> I don't really understand why this is necessary
The standard output of a Map/Reduce is in fact "reducible". It's
actually kind of a nice feature.I think this is best illustrated by an
example.
Let's assume that you are running an on-line widget sales site. You
want to roll up widget sales by state, by day. The output would look
something like this:
{ _id : { day : "2011-02-09", state : "NY" }, value : { num : 5,
revenue: 25 } }
{ _id : { day : "2011-02-09", state : "CA" }, value : { num : 7,
revenue: 40 } }
{ _id : { day : "2011-02-08", state : "NY" }, value : { num : 3,
revenue: 10 } }
Some benefits of this structure.
- It clarifies how the data is organized. If you look at the "key",
that value is effectively the "group by" columns in an SQL query. That
key clearly indicates which data that is static, while the values
indicate the data that was calculated.
- It makes merges easier to program and easier to understand (merges
are new in 1.7.4, 1.8.0)
> ... so that the permanent collection I'm building from m/r has proper indexes and normal query access
From an indexing perspective, you're going to automatically get an
index on the _id field. Given the you did roll-up "grouped by" day and
state, you're probably going to want to query by day and state. So you
probably already have the basic index that you want.

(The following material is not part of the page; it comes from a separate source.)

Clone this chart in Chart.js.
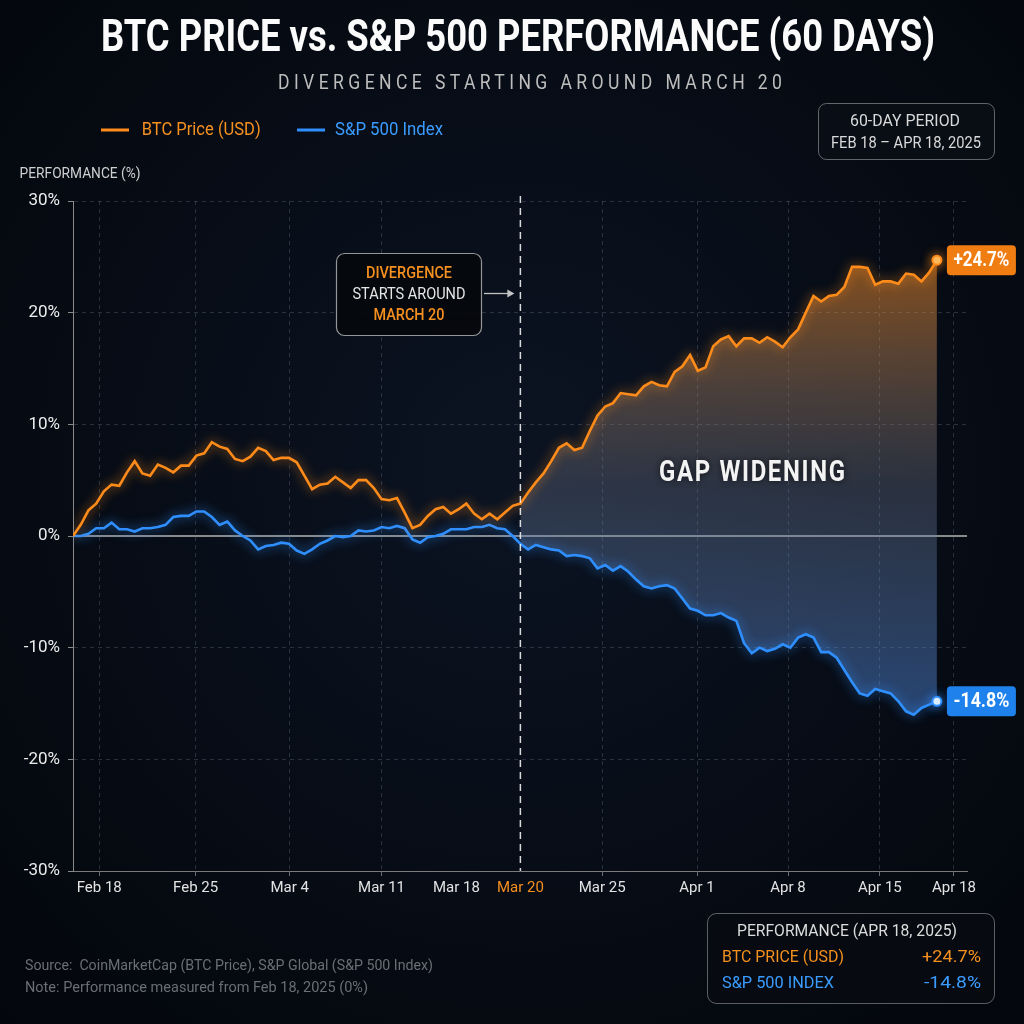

If you want additional indexes, you can also index into that object.
So you can add an index on _id.day.
> ... normal query access
I think that we need some clarity on "normal query access". The output
will be accessible by doing something like "value.num" and
"value.revenue".
I agree that this is not "normal", but it should be easy to work with.
If this does not clarify what's happening, would you be able to
provide a clear example of what you would like to do?
It may be possible to write a JIRA task, or there may be another way
to achieve what you're looking for.
- Gates